Senate Budget Committee Chairman Patty Murray (D-Wash.) was to have breakfast Thursday morning with her House counterpart, Rep. Paul Ryan (R-Wis.), to start a new round of talks aimed at averting another crisis. Obama repeated his vow to work with Republicans to rein in a national debt that remains at historically high levels.
“With the shutdown behind us and budget committees forming, we now have an opportunity to focus on a sensible budget that is responsible, that is fair, and that helps hardworking people all across this country,” Obama said at the White House.
The President also called on both sides of the aisle to work together in the future on a range of issues, including stalled immigration legislation. “We’ve got to get out of the habit of governing by crisis,” he said.
The signing of the bill came just in time to prevent an imminent default as the US would have exhausted its borrowing power by the end of today. The shutdown sent Republican poll ratings plunging, cost the government billions of dollars and damaged the nation’s international credibility, reports The NY Times.

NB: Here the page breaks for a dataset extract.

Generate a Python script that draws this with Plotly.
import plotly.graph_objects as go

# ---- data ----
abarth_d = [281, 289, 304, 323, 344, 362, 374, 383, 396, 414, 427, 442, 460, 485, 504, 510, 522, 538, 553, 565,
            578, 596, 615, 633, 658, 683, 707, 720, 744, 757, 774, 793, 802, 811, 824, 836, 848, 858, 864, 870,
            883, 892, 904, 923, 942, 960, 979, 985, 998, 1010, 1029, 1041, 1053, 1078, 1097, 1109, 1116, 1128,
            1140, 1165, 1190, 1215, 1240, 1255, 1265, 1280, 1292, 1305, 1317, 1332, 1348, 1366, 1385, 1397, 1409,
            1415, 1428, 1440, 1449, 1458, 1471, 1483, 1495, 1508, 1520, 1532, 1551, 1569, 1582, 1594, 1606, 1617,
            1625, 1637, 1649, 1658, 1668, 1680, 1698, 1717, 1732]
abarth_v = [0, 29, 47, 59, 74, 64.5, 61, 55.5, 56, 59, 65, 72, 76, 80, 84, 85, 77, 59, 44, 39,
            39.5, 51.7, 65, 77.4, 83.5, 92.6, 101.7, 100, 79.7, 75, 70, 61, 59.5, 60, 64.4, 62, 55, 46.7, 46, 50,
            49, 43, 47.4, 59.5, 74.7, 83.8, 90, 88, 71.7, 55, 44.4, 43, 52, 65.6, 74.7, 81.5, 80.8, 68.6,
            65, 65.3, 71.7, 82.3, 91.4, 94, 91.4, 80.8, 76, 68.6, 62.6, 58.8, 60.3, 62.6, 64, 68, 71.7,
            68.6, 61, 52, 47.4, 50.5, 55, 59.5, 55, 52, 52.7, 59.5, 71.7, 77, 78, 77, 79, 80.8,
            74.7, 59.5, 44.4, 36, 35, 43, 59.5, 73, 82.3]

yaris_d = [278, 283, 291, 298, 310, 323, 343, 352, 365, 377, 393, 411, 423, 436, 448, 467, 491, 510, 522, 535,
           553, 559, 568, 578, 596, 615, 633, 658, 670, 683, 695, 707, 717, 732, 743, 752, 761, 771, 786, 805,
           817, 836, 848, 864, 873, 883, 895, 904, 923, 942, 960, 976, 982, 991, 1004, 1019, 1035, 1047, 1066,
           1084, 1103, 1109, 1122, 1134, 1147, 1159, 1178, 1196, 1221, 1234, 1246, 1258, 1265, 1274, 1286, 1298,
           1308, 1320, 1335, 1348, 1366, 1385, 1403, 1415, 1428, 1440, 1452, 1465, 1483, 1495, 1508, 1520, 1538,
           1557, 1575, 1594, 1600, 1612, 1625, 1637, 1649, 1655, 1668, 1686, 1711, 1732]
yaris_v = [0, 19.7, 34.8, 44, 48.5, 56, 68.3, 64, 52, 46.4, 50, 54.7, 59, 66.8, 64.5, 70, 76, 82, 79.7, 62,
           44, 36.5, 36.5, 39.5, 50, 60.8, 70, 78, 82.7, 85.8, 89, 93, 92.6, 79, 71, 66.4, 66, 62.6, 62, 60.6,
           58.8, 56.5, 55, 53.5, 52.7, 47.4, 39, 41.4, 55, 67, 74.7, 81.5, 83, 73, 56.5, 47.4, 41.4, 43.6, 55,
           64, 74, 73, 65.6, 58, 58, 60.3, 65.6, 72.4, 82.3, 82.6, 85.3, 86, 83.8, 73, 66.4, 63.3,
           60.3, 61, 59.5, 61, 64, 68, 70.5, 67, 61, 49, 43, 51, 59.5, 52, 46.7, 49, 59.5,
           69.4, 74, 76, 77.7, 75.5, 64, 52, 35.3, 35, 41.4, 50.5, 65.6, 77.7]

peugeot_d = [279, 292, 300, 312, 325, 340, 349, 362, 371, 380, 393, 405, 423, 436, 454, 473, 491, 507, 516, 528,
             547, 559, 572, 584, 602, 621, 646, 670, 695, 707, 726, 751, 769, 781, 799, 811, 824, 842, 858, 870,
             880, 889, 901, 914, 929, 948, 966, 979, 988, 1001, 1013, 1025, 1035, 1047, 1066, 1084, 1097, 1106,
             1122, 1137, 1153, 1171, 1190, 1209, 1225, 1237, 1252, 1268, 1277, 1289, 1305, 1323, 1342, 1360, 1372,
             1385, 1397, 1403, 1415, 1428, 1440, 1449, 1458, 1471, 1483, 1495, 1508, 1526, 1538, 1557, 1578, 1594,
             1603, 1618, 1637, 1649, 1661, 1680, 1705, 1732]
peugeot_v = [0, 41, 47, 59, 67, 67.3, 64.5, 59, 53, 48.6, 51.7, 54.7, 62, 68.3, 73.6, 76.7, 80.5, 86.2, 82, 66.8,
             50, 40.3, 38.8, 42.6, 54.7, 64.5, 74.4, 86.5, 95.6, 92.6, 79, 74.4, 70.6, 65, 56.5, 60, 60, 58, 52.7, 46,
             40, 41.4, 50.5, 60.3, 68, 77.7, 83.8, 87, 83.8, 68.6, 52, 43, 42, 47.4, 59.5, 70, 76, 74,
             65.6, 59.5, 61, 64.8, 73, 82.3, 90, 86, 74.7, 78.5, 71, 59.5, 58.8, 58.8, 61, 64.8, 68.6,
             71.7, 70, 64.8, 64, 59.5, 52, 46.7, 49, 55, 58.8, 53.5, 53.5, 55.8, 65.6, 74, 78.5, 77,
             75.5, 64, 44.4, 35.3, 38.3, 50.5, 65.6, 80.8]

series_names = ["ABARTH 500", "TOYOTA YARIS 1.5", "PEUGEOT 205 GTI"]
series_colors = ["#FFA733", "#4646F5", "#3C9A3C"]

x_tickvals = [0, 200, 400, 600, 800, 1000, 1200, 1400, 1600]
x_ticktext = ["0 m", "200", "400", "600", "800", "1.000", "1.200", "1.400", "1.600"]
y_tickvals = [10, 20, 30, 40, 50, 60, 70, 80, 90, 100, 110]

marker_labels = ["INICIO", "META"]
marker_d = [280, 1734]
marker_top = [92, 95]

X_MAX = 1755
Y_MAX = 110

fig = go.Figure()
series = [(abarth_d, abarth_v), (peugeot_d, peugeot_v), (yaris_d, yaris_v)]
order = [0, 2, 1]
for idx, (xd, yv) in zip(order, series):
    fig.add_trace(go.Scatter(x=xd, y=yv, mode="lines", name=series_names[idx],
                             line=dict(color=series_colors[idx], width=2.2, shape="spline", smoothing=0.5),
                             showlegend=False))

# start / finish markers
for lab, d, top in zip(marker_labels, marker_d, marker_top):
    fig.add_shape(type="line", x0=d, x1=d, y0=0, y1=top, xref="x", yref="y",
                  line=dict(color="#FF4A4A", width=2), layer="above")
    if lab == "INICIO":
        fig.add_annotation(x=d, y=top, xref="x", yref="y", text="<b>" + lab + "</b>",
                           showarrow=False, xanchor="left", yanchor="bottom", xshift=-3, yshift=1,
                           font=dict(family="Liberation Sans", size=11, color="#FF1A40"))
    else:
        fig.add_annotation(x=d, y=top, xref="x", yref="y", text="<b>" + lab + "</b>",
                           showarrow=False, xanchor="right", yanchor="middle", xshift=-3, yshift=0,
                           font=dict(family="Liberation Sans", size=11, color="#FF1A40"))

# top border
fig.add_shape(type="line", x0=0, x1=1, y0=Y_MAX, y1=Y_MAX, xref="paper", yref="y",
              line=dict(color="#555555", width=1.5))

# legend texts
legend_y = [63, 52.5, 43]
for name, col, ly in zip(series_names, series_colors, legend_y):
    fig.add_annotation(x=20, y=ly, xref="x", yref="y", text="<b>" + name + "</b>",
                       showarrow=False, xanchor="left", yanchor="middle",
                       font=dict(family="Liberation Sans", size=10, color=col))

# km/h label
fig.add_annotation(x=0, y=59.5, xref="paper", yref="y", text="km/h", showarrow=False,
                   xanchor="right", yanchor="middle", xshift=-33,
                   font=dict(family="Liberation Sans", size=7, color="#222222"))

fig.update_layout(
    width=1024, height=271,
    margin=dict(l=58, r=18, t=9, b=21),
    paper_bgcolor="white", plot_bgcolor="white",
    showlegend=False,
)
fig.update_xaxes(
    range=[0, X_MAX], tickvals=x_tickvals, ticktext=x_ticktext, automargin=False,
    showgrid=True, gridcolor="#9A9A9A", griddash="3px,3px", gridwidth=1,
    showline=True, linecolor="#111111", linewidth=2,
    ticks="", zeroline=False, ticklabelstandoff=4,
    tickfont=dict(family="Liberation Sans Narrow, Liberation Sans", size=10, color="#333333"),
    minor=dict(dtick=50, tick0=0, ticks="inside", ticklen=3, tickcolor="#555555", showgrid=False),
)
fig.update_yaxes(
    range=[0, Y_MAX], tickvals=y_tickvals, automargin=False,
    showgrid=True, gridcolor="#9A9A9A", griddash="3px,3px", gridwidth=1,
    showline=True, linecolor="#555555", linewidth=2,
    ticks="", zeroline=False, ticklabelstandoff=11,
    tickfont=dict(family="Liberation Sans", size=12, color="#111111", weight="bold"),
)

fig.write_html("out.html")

Mr. Obama refused to compromise, leaving Republican leaders to beg him to talk, and to fulminate when he refused. For all that, Republicans got a slight tightening of income verification rules for Americans accessing new health insurance exchanges created by the Affordable Care Act.
“We fought the good fight. We just didn’t win,” House Speaker John Boehner said in an interview with Cincinnati radio station WLW-AM ahead of the vote.
In a statement late Wednesday, Sylvia Mathews Burwell, the director of the Office of Management and Budget, made the reopening official.
“Employees should expect to return to work in the morning,” she said, adding they should check news reports and the Office of Personnel Management’s Web site for updates.